Deaths on Louisiana roads plunged 20 percent in recent years, and fatal crashes are down 28 percent, according to officials and a new state report.
The state experienced 651 fatal crashes in 2013, down from 900 in 2007, according to figures included in a report issued Thursday by the state Department of Transportation and Development.
Injury crashes fell 10 percent during the same period.
In addition, DOTD Secretary Sherri LeBas told a meeting of engineers that road deaths fell from 916 in 2008 to 737 last year.
While crash rates in Louisiana are above the national average, the improvements are in line with national trends.
Most of the figures were compiled by LSU and from state crash reports.
They are part of the lengthy Louisiana Statewide Transportation Plan, which is sort of a wish list of road and bridge projects the state implements if money becomes available.
Despite the gains, there is much room for improvement in preventing crashes caused by distracted driving, according to the report.
The state has a ban on using cellphones and texting while driving.
DOTD officials said the state needs $178 million to tackle safety issues, including $127 million focusing on railroad crossings.

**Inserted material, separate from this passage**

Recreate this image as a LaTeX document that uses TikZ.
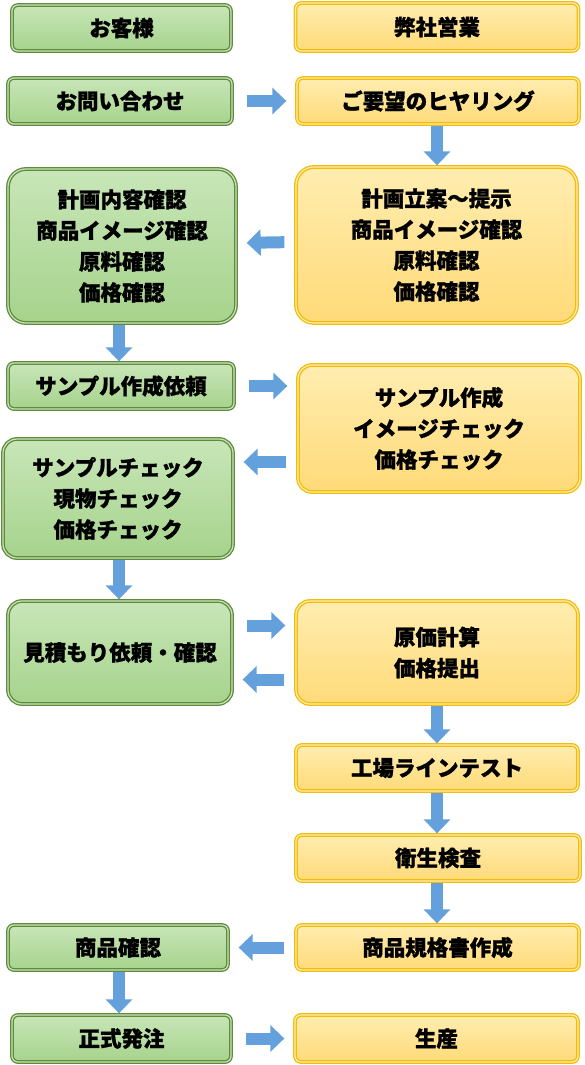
\documentclass[tikz,border=0pt]{standalone}
\usepackage{fontspec}
\setmainfont{Noto Sans CJK JP}[BoldFeatures={FakeBold=1.2}]
\usetikzlibrary{positioning,calc,arrows.meta}

\definecolor{custtop}{RGB}{200,230,184}
\definecolor{custbot}{RGB}{166,211,140}
\definecolor{custline}{RGB}{96,138,62}
\definecolor{firmtop}{RGB}{255,237,176}
\definecolor{firmbot}{RGB}{255,218,120}
\definecolor{firmline}{RGB}{242,188,10}
\definecolor{flowblue}{RGB}{100,160,220}

\newcommand\flowfont{\fontsize{21.5}{31}\selectfont\bfseries}

\tikzset{
  cust/.style={draw=custline,line width=1.3pt,double=custtop,double distance=1.2pt,
    top color=custtop,bottom color=custbot,rounded corners=6pt},
  firm/.style={draw=firmline,line width=1.3pt,double=firmtop,double distance=1.2pt,
    top color=firmtop,bottom color=firmbot,rounded corners=6pt},
  flow/.style={draw=flowblue,line width=12pt,-{Triangle[width=26pt,length=14pt]}},
}

\begin{document}
\begin{tikzpicture}[x=1pt,y=-1pt]
  \useasboundingbox (0,0) rectangle (585,1065);
  \coordinate (lcol) at (119,0);
  \coordinate (rcol) at (437,0);
  \begin{scope}[
    every node/.style={
      align=center,
      anchor=center,
      inner sep=0pt,
      font=\flowfont,
    },
    ]
    % customer side
    \node[cust,minimum width=219pt,minimum height=46pt] (L1) at (121.5,28) {お客様};
    \node[cust,minimum width=224pt,minimum height=46pt] (L2) at (120,101) {お問い合わせ};
    \node[cust,minimum width=228pt,minimum height=154pt,rounded corners=18pt] (L3) at (122,246)
      {計画内容確認\\商品イメージ確認\\原料確認\\価格確認};
    \node[cust,minimum width=226pt,minimum height=46pt] (L4) at (121,386) {サンプル作成依頼};
    \node[cust,minimum width=230pt,minimum height=119pt,rounded corners=14pt] (L5) at (118,498.5)
      {サンプルチェック\\現物チェック\\価格チェック};
    \node[cust,minimum width=224pt,minimum height=103pt,rounded corners=14pt] (L6) at (120,652.5)
      {見積もり依頼・確認};
    \node[cust,minimum width=220pt,minimum height=45pt] (L7) at (118,947.5) {商品確認};
    \node[cust,minimum width=219pt,minimum height=47pt] (L8) at (121.5,1038.5) {正式発注};
    % company side
    \node[firm,minimum width=283pt,minimum height=48pt] (R1) at (437,27) {弊社営業};
    \node[firm,minimum width=282pt,minimum height=46pt] (R2) at (438,101) {ご要望のヒヤリング};
    \node[firm,minimum width=281pt,minimum height=156pt,rounded corners=18pt] (R3) at (436.5,245)
      {計画立案～提示\\商品イメージ確認\\原料確認\\価格確認};
    \node[firm,minimum width=282pt,minimum height=127pt,rounded corners=14pt] (R4) at (439,428.5)
      {サンプル作成\\イメージチェック\\価格チェック};
    \node[firm,minimum width=282pt,minimum height=103pt,rounded corners=14pt] (R5) at (437,652.5)
      {原価計算\\価格提出};
    \node[firm,minimum width=282pt,minimum height=46pt] (R6) at (437,768) {工場ラインテスト};
    \node[firm,minimum width=284pt,minimum height=46pt] (R7) at (438,858) {衛生検査};
    \node[firm,minimum width=283pt,minimum height=45pt] (R8) at (437.5,947.5) {商品規格書作成};
    \node[firm,minimum width=283pt,minimum height=47pt] (R9) at (436.5,1038.5) {生産};
  \end{scope}
  \coordinate (back) at (0,462);
  \begin{scope}[
    every edge/.append style={flow},
    ]
    % across
    \path[shorten <=14pt,shorten >=10pt]
    (L2)                    edge (R2)
    (L4.east)               edge (R4.west |- L4.east)
    ([yshift=27pt]L6.east)  edge ([yshift=27pt]R5.west)
    (L8)                    edge (R9);
    \path[shorten <=11pt,shorten >=10pt]
    ([yshift=3pt]R3.west)   edge ([yshift=3pt]L3.east)
    (R4.west |- back)       edge (L5.east |- back)
    ([yshift=-27pt]R5.west) edge ([yshift=-27pt]L6.east)
    (R8)                    edge (L7);
    % down
    \path[shorten <=1pt,shorten >=1pt]
    (R2.south -| rcol) edge (R3.north -| rcol)
    (R5.south -| rcol) edge (R6.north -| rcol)
    (R6.south -| rcol) edge (R7.north -| rcol)
    (R7.south -| rcol) edge (R8.north -| rcol)
    (L3.south -| lcol) edge (L4.north -| lcol)
    (L5.south -| lcol) edge (L6.north -| lcol)
    (L7.south -| lcol) edge (L8.north -| lcol);
  \end{scope}
\end{tikzpicture}
\end{document}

LeBas said that since 2008, state spending for highway safety has risen from $37.5 million to $70.7 million, including 209 miles of cable barriers and 2,100 miles of centerline rumble strips.
Speeding was a factor in at least 27 percent of traffic fatalities in 2013, according to the National Highway Traffic Safety Administration study released in July.

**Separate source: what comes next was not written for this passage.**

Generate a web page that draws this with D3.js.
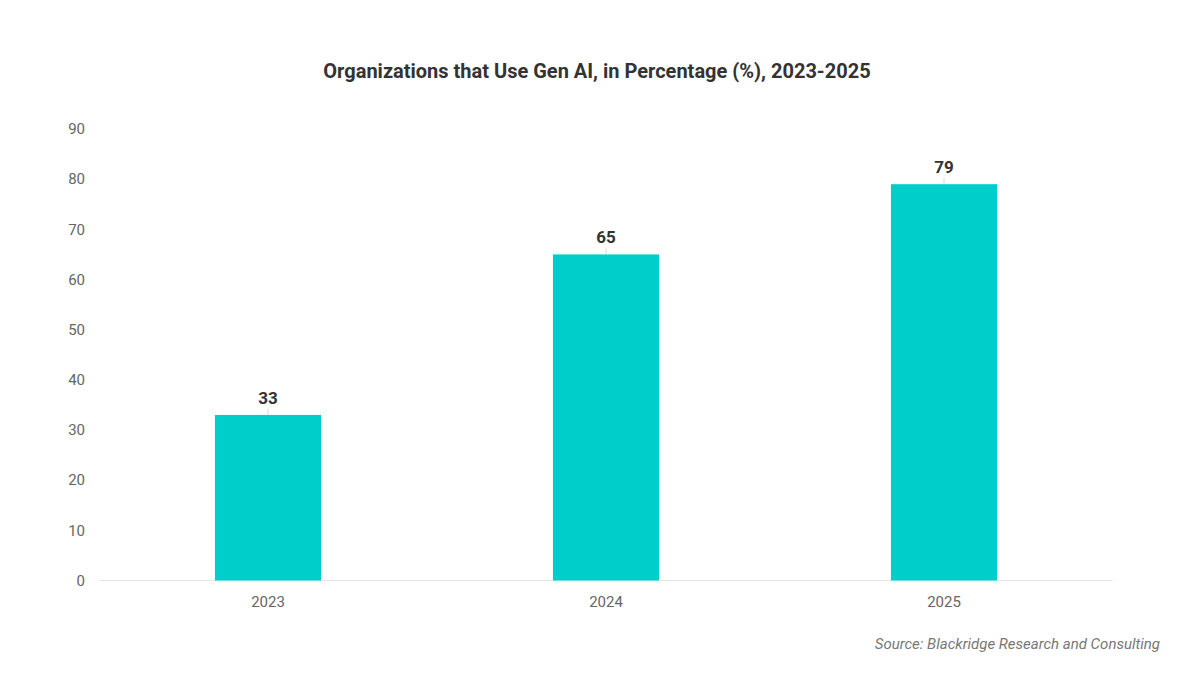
<!DOCTYPE html>
<html>
<head>
<meta charset="utf-8">
<script src="https://cdn.jsdelivr.net/npm/d3@7"></script>
<style>
  body { margin: 0; background: #fff; }
  text { font-family: Roboto, "Noto Sans", sans-serif; }
</style>
</head>
<body>
<div id="chart"></div>
<script>
const years = ["2023", "2024", "2025"];
const values = [33, 65, 79];
const yTicks = [0, 10, 20, 30, 40, 50, 60, 70, 80, 90];

const width = 1200, height = 675;
const margin = { top: 129, right: 87, bottom: 95, left: 99 };

const svg = d3.select("#chart").append("svg")
  .attr("width", width)
  .attr("height", height);

svg.append("text")
  .attr("x", 597)
  .attr("y", 78)
  .attr("text-anchor", "middle")
  .attr("font-size", 20)
  .attr("font-weight", 700)
  .attr("fill", "#333")
  .text("Organizations that Use Gen AI, in Percentage (%), 2023-2025");

const x = d3.scaleBand()
  .domain(years)
  .range([margin.left, width - margin.right])
  .paddingInner(0.686)
  .paddingOuter(0.343);

const y = d3.scaleLinear()
  .domain([0, 90])
  .range([height - margin.bottom + 0.5, margin.top]);

// y tick labels
svg.append("g")
  .selectAll("text")
  .data(yTicks)
  .enter()
  .append("text")
  .attr("x", 85)
  .attr("y", d => y(d))
  .attr("dy", "0.35em")
  .attr("text-anchor", "end")
  .attr("font-size", 15)
  .attr("fill", "#666")
  .text(d => d);

// baseline
svg.append("line")
  .attr("x1", margin.left)
  .attr("x2", width - margin.right)
  .attr("y1", y(0))
  .attr("y2", y(0))
  .attr("stroke", "#e6e6e6")
  .attr("stroke-width", 1);

// bars
svg.append("g")
  .selectAll("rect")
  .data(values)
  .enter()
  .append("rect")
  .attr("x", (d, i) => x(years[i]))
  .attr("y", d => y(d))
  .attr("width", x.bandwidth())
  .attr("height", d => y(0) - y(d))
  .attr("fill", "#00cecb");

// connector ticks
svg.append("g")
  .selectAll("line")
  .data(values)
  .enter()
  .append("line")
  .attr("x1", (d, i) => x(years[i]) + x.bandwidth() / 2)
  .attr("x2", (d, i) => x(years[i]) + x.bandwidth() / 2)
  .attr("y1", d => y(d) - 6)
  .attr("y2", d => y(d))
  .attr("stroke", "#ccc")
  .attr("stroke-width", 0.8);

// value labels
svg.append("g")
  .selectAll("text")
  .data(values)
  .enter()
  .append("text")
  .attr("x", (d, i) => x(years[i]) + x.bandwidth() / 2)
  .attr("y", d => y(d) - 11)
  .attr("text-anchor", "middle")
  .attr("font-size", 17)
  .attr("font-weight", 700)
  .attr("fill", "#333")
  .text(d => d);

// x labels
svg.append("g")
  .selectAll("text")
  .data(years)
  .enter()
  .append("text")
  .attr("x", d => x(d) + x.bandwidth() / 2)
  .attr("y", y(0) + 26)
  .attr("text-anchor", "middle")
  .attr("font-size", 15)
  .attr("fill", "#666")
  .text(d => d);

svg.append("text")
  .attr("x", 1160)
  .attr("y", 649)
  .attr("text-anchor", "end")
  .attr("font-size", 15)
  .attr("font-style", "italic")
  .attr("fill", "#777")
  .text("Source: Blackridge Research and Consulting");
</script>
</body>
</html>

Kenneth Trull, deputy director of the Louisiana Highway Safety Commission, said Friday that increased safety belt usage is one of the key reasons for the drop in fatalities in recent years.
The usage rate is 85.9 percent this year, compared with 74.5 percent in 2009, a 15 percent increase.
“For the last seven years, we have had statistically significant improvements in seat belt usage,” Trull said.
The national average is 87 percent.
Even with the gains since 2007, there are troubling signs.
Fatal crashes rose 2 percent in 2014, and fatalities are up 5.1 percent, according to the commission.
Trull said that while one year is not a good predictor, steps are needed to continue the recent trend of declining fatalities.
Aside from more seat belt usage, the state needs fewer alcohol-related traffic deaths, including among young drivers who helped cause the increase in fatalities last year, he said.
Trull said 42 percent of fatalities involve alcohol.
“That number has held pretty consistent,” he said.